**Exercise aim**
Search the data below for the string "matplotlib". Extract every line that contains it.
■ ■ ■ ■ ■ ■ ■
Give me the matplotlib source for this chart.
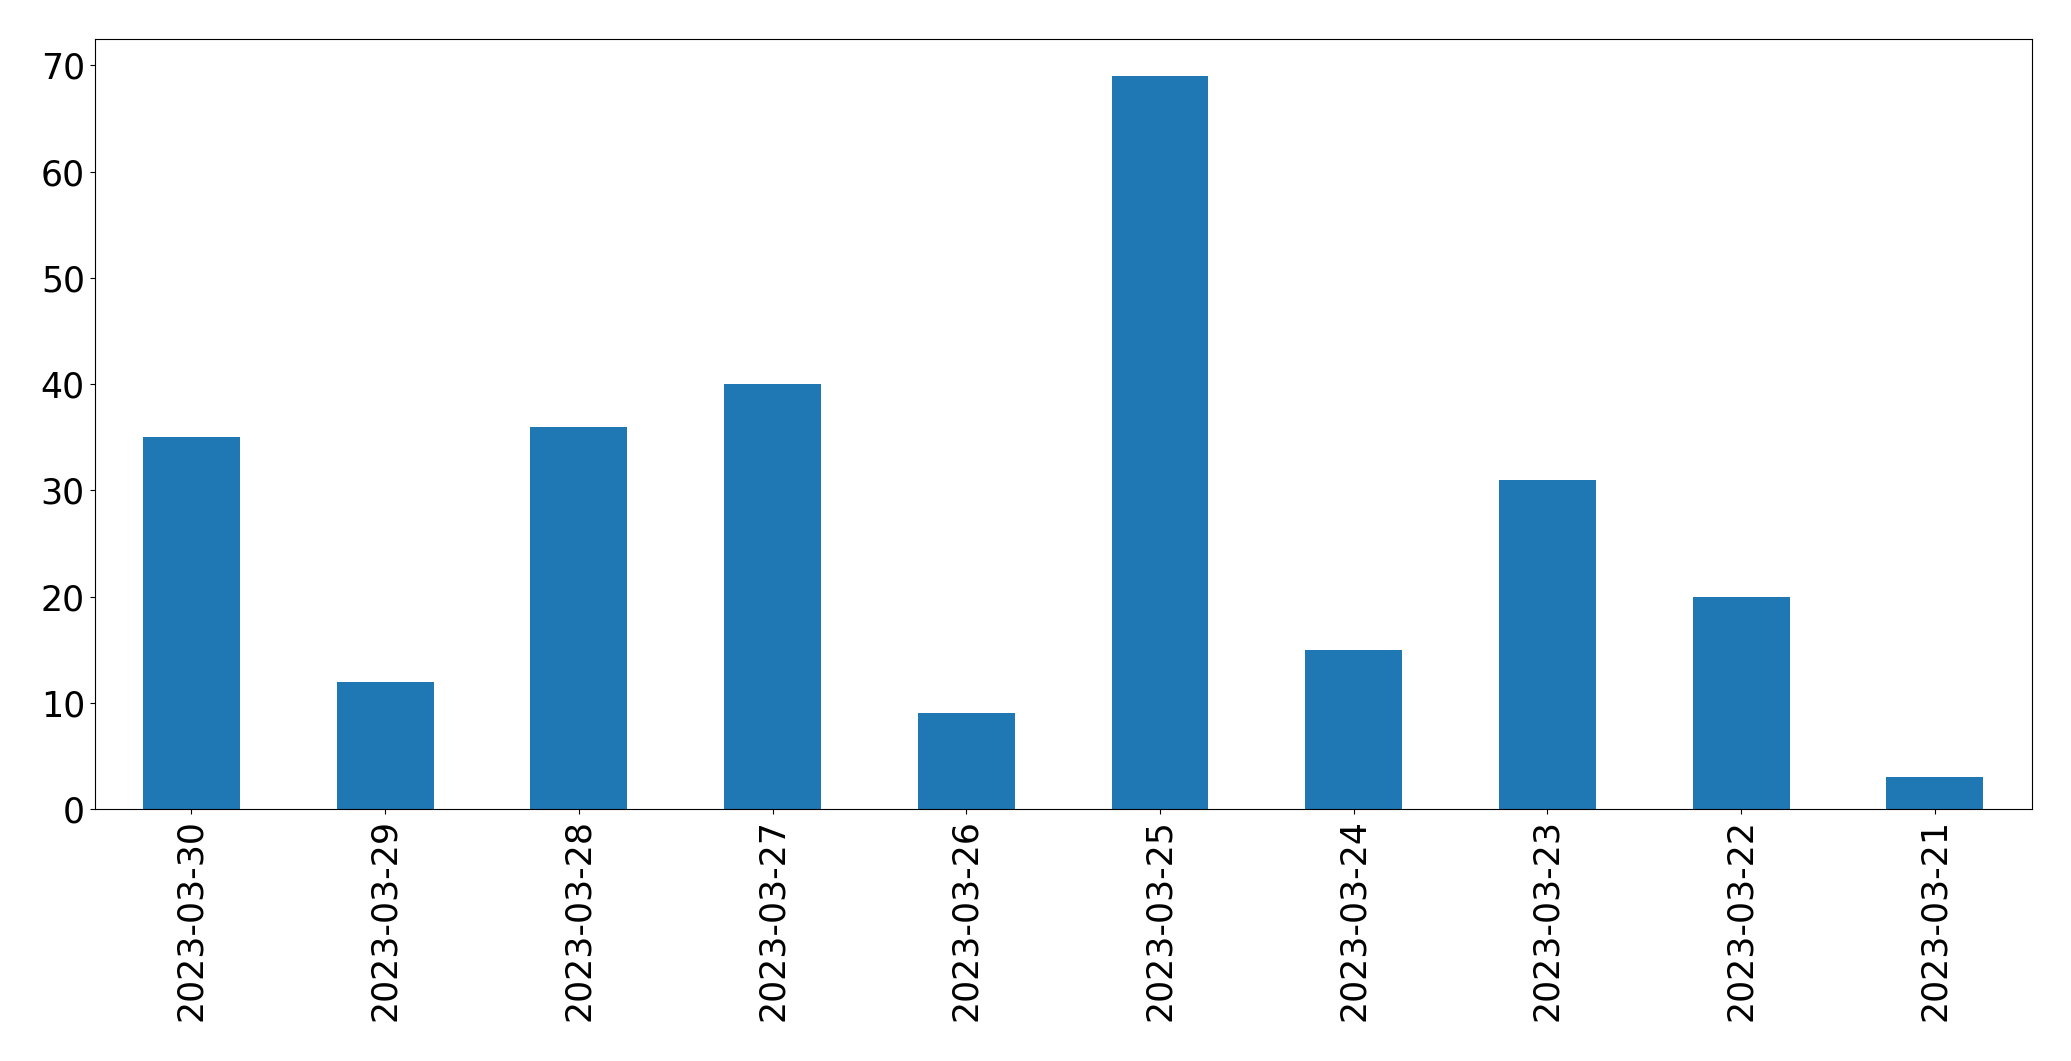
import matplotlib
matplotlib.use("Agg")
import matplotlib.pyplot as plt
import pandas as pd

# dates and counts
dates = ["2023-03-30", "2023-03-29", "2023-03-28", "2023-03-27", "2023-03-26",
         "2023-03-25", "2023-03-24", "2023-03-23", "2023-03-22", "2023-03-21"]
counts = [35, 12, 36, 40, 9, 69, 15, 31, 20, 3]

s = pd.Series(counts, index=dates)

fig, ax = plt.subplots(figsize=(20.71, 10.61), dpi=100)
s.plot(kind="bar", ax=ax, color="#1f77b4", fontsize=25)
ax.tick_params(labelsize=25)
fig.subplots_adjust(left=0.0457, right=0.981, top=0.963, bottom=0.2375)
fig.savefig("out.png", dpi=100)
■ ■ ■ ■ ■ ■ ■
**Result of this exercise**
Give me the matplotlib source for this chart.
import matplotlib
matplotlib.use("Agg")
import matplotlib.pyplot as plt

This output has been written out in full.